Подлинная затронутость бытием ощущает ужас молчания: «Теперь всё молчит! Расстилается море … оно не может говорить. Небо … оно не может говорить. Маленькие скалы и гряды утёсов … все они не могут говорить. Это страшное, вдруг объявшее нас безмолвие прекрасно и жутко … Я сострадаю тебе, природа, в том, что ты должна молчать … Ах, … сердце: оно пугается … оно тоже не может говорить … Мне не хочется не только говорить, даже думать: должен ли я слушать, как за каждым словом смеётся ошибка, фантазия, бред? … О море! о вечер! Плохие вы учители! Вы учите человека переставать

быть человеком! … Должен ли он стать, как вы теперь … огромным, покоящимся на самом себе? Возвышающимся над самим собою?» (4, 291).

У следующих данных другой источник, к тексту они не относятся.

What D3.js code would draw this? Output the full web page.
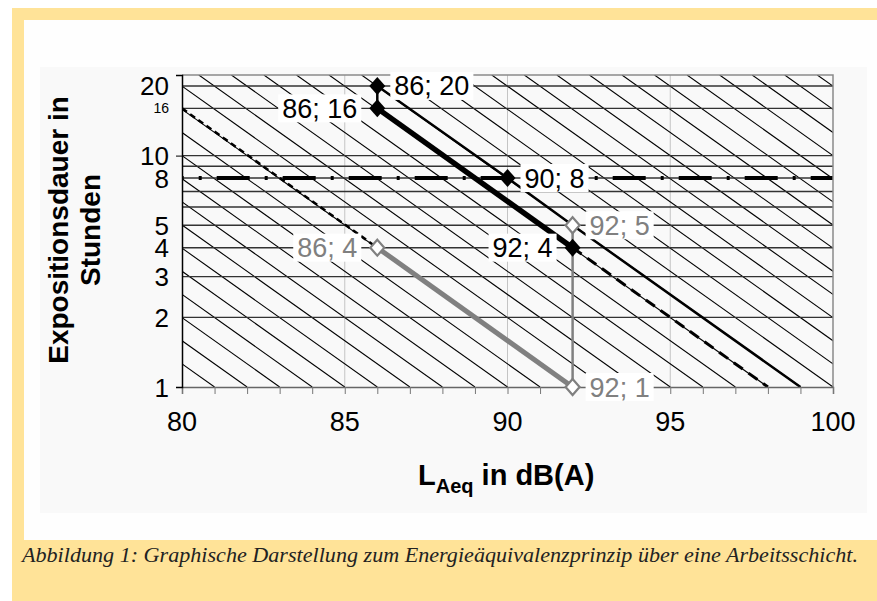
<!DOCTYPE html>
<html>
<head>
<meta charset="utf-8">
<script src="https://cdn.jsdelivr.net/npm/d3@7"></script>
<style>
  body { margin: 0; background: #fff; }
  svg text { font-family: "Liberation Sans", Arial, sans-serif; }
</style>
</head>
<body>
<div id="canvas"></div>
<script>
// data
var xTickLabels = [80, 85, 90, 95, 100];
var xMinorTicks = [80, 81, 82, 83, 84, 85, 86, 87, 88, 89, 90, 91, 92, 93, 94, 95, 96, 97, 98, 99, 100];
var yTickLabels = [1, 2, 3, 4, 5, 8, 10, 20];
var ySmallLabels = [16];
var yGridLines = [2, 3, 4, 5, 6, 7, 8, 9, 10, 16, 20];
var xGridLines = [85, 90, 95];
// hatch = lines of equal energy, named by their level at 1 hour
var hatchLevels = [81, 82, 83, 84, 85, 86, 87, 88, 89, 90, 91, 92, 93, 94, 95, 96, 97,
                   98, 99, 100, 101, 102, 103, 104, 105, 106, 107, 108, 109, 110, 111, 112, 113];

var thickBlack = [[86, 16], [92, 4]];
var thinBlack = [[86, 20], [90, 8], [92, 5], [99, 1]];
var stepBlack = [[86, 20], [86, 16]];
var dashedRight = [[92, 4], [98, 1]];
var dashedLeft = [[80, 16], [86, 4]];
var limitLine = [[80, 8], [100, 8]];
var grayDiag = [[86, 4], [92, 1]];
var grayVert = [[92, 1], [92, 5]];

var blackPoints = [[86, 20, 'right'], [86, 16, 'left'], [90, 8, 'right'], [92, 4, 'left']];
var grayPoints = [[86, 4, 'left'], [92, 5, 'right'], [92, 1, 'right']];

var yMax = 22.3;

var W = 877, H = 601;
var svg = d3.select('#canvas').append('svg')
    .attr('width', W).attr('height', H);

// frame
svg.append('rect').attr('x', 12).attr('y', 8).attr('width', W - 12).attr('height', H - 8).attr('fill', '#ffe398');
svg.append('rect').attr('x', 24).attr('y', 20).attr('width', W - 24).attr('height', 520).attr('fill', '#fefefe');
svg.append('rect').attr('x', 40).attr('y', 67).attr('width', 827).attr('height', 446).attr('fill', '#f9f9f9');

var m = {l: 182, r: 833, t: 75, b: 387};
var x = d3.scaleLinear().domain([80, 100]).range([m.l, m.r]);
var y = d3.scaleLog().domain([1, yMax]).range([m.b, m.t]);

svg.append('clipPath').attr('id', 'plotclip')
    .append('rect').attr('x', m.l).attr('y', m.t).attr('width', m.r - m.l).attr('height', m.b - m.t);

var plot = svg.append('g').attr('clip-path', 'url(#plotclip)');

// vertical grid
plot.selectAll('.vgrid').data(xGridLines).enter().append('line')
    .attr('x1', function(d){ return x(d); }).attr('x2', function(d){ return x(d); })
    .attr('y1', m.t).attr('y2', m.b)
    .attr('stroke', '#c4c4c4').attr('stroke-width', 1);

// hatch
plot.selectAll('.hatch').data(hatchLevels).enter().append('line')
    .attr('x1', function(c){ return x(c - 10 * Math.log10(yMax)); })
    .attr('y1', y(yMax))
    .attr('x2', function(c){ return x(c); })
    .attr('y2', y(1))
    .attr('stroke', '#000').attr('stroke-width', 1.1);

// horizontal grid
plot.selectAll('.hgrid').data(yGridLines).enter().append('line')
    .attr('x1', m.l).attr('x2', m.r)
    .attr('y1', function(d){ return y(d); }).attr('y2', function(d){ return y(d); })
    .attr('stroke', '#333').attr('stroke-width', 1.4);

var line = d3.line().x(function(d){ return x(d[0]); }).y(function(d){ return y(d[1]); });

function drawLine(data, color, width, dash, offset) {
    var p = plot.append('path').datum(data).attr('d', line)
        .attr('fill', 'none').attr('stroke', color).attr('stroke-width', width);
    if (dash) p.attr('stroke-dasharray', dash);
    if (offset) p.attr('stroke-dashoffset', offset);
    return p;
}

drawLine(limitLine, '#000', 4, '33,15,3,15', 31.3);
drawLine(dashedLeft, '#000', 2.5, '6,4');
drawLine(thinBlack, '#000', 2.5);
drawLine(dashedRight, '#000', 3, '11,7');
drawLine(stepBlack, '#000', 2.5);
drawLine(thickBlack, '#000', 5.5);
drawLine(grayDiag, '#808080', 5);
drawLine(grayVert, '#808080', 2.5);

// plot border top/right
svg.append('path')
    .attr('d', 'M' + m.l + ',' + m.t + 'H' + m.r + 'V' + m.b)
    .attr('fill', 'none').attr('stroke', '#8a8a8a').attr('stroke-width', 1.5);

// x axis
var axisX = d3.axisBottom(x).tickValues(xMinorTicks).tickSize(7).tickFormat('');
var gx = svg.append('g').attr('transform', 'translate(0,' + m.b + ')').call(axisX);
gx.select('.domain').attr('stroke', '#666').attr('stroke-width', 1.5);
gx.selectAll('.tick line').attr('stroke', '#777');

svg.selectAll('.xlab').data(xTickLabels).enter().append('text')
    .attr('x', function(d){ return x(d); }).attr('y', 431)
    .attr('text-anchor', 'middle').attr('font-size', 27).attr('fill', '#000')
    .text(function(d){ return d; });

// y axis
var axisY = d3.axisLeft(y).tickValues([1, 10]).tickSize(6).tickFormat('');
var gy = svg.append('g').attr('transform', 'translate(' + m.l + ',0)').call(axisY);
gy.select('.domain').attr('stroke', '#000').attr('stroke-width', 1.5);
gy.selectAll('.tick line').attr('stroke', '#000');

svg.selectAll('.ylab').data(yTickLabels).enter().append('text')
    .attr('x', 169).attr('y', function(d){ return y(d) + 9.5; })
    .attr('text-anchor', 'end').attr('font-size', 26).attr('fill', '#000')
    .text(function(d){ return d; });
svg.selectAll('.ylabs').data(ySmallLabels).enter().append('text')
    .attr('x', 169).attr('y', function(d){ return y(d) + 5; })
    .attr('text-anchor', 'end').attr('font-size', 14).attr('fill', '#000')
    .text(function(d){ return d; });

// data labels with white boxes
function drawLabels(points, color) {
    points.forEach(function(p){
        var px = x(p[0]), py = y(p[1]);
        var g = svg.append('g');
        var rect = g.append('rect').attr('fill', '#fff');
        var t = g.append('text')
            .attr('font-size', 27).attr('fill', color)
            .attr('y', py + 9.5)
            .text(p[0] + '; ' + p[1]);
        var tw = t.node().getComputedTextLength();
        var tx = p[2] === 'right' ? px + 17 : px - 20 - tw;
        t.attr('x', tx);
        rect.attr('x', tx - 4).attr('y', py - 14).attr('width', tw + 8).attr('height', 28);
    });
}
drawLabels(blackPoints, '#000');
drawLabels(grayPoints, '#808080');

svg.selectAll('.bm').data(blackPoints).enter().append('path')
    .attr('d', 'M0,-9L8,0L0,9L-8,0Z')
    .attr('transform', function(d){ return 'translate(' + x(d[0]) + ',' + y(d[1]) + ')'; })
    .attr('fill', '#000');
svg.selectAll('.gm').data(grayPoints).enter().append('path')
    .attr('d', 'M0,-8L7,0L0,8L-7,0Z')
    .attr('transform', function(d){ return 'translate(' + x(d[0]) + ',' + y(d[1]) + ')'; })
    .attr('fill', '#fff').attr('stroke', '#808080').attr('stroke-width', 2.2);

// axis titles
var xt = svg.append('text').attr('x', 418).attr('y', 485)
    .attr('font-weight', 'bold').attr('font-size', 29).attr('fill', '#000');
xt.append('tspan').text('L');
xt.append('tspan').attr('font-size', 20).attr('dy', 8).text('Aeq');
xt.append('tspan').attr('dy', -8).text(' in dB(A)');

var yt = svg.append('text').attr('transform', 'translate(68,230) rotate(-90)')
    .attr('text-anchor', 'middle').attr('font-weight', 'bold').attr('font-size', 28).attr('fill', '#000');
yt.append('tspan').attr('x', 0).attr('y', 0).text('Expositionsdauer in');
yt.append('tspan').attr('x', 0).attr('y', 32).text('Stunden');

// caption
svg.append('text').attr('x', 22).attr('y', 562)
    .style('font-family', '"Liberation Serif", "Times New Roman", serif')
    .attr('font-style', 'italic').attr('font-size', 22).attr('fill', '#222')
    .attr('textLength', 836).attr('lengthAdjust', 'spacingAndGlyphs')
    .text('Abbildung 1: Graphische Darstellung zum Energieäquivalenzprinzip über eine Arbeitsschicht.');
</script>
</body>
</html>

Открытость бытия — освобождение от молчания — наступает для Ницше в символе, когда «превознесение жизни увеличивает у человека силу сообщения» (16, 238), как это случилось с Заратустрой, когда он вернулся в свою пещеру: «Сюда приходят все вещи, ластясь к твоей речи и льстя тебе: ибо они хотят скакать верхом на твоей спине. Верхом на всех символах скачешь ты здесь ко всем истинам … Здесь раскрываются мне слова и ларчики слов всякого бытия: здесь всякое бытие хочет стать словом, всякое становление хочет здесь научиться у меня говорить» (ТГЗ, 132). Правда, есть неодобрительные высказывания: истина — это «подвижная масса метафор», истины — «иллюзии … затёртых метафор» (10,196), кроме того: «кто мыслит острее, тот не любит поэтических образов», и: «образами и символами убеждают, но ничего не доказывают; поэтому в науке существует такой страх перед образами и символами» (СЕТ, 327). Но где в символах речь идёт о самом бытии, там присутствует нечто большее, чем наука: «Безумец тот, кто требует знания от них» (ТГЗ, 54), и здесь справедливо то, что Ницше говорит о себе: «Наиболее примечательна непроизвольность образа, символа; уже не имеешь понятия, что такое образ, что такое символ. На ум приходит всё, будучи самым напрашивающимся, самым верным, самым простым выражением …» (15, 91). Эта творческая высота неповторима: «Будьте внимательны, братья мои, к каждому часу, когда ваш дух хочет говорить в символах» (ТГЗ, 54). Хотя Заратустра и мог сказать: «я стыжусь, что ещё должен

быть поэтом» (что «говорю я в символах») (ТГЗ, 142); но под этим он подразумевает противоположность между современным видением и будущей действительностью.

Чем-то ещё бо́льшим, чем символ, является песня. Там, где всё прекращается, остаётся следующее: «Надо, чтобы снова я пел, — это утешение и это выздоровление нашёл я себе» (ТГЗ, 160). В конце «Весёлой науки» Ницше пишет: «сами духи моей книги обрушиваются на меня»: «Нам уже невтерпёж … Кто споёт нам песню, дополуденную песню …?» (ВН, 708). В новом, позднем предисловии к «Рождению трагедии» он признаёт относительно себя: «Ей бы следовало петь, этой “новой душе”, — а не говорить!» (РТ, 51). Ницше способен признаться: «так я читаю мыслителей и подпеваю их мелодиям; я знаю: за всеми холодными словами движется страстная душа; я слышу, как она поёт, ибо моя собственная душа поёт, когда движется» (11, 386).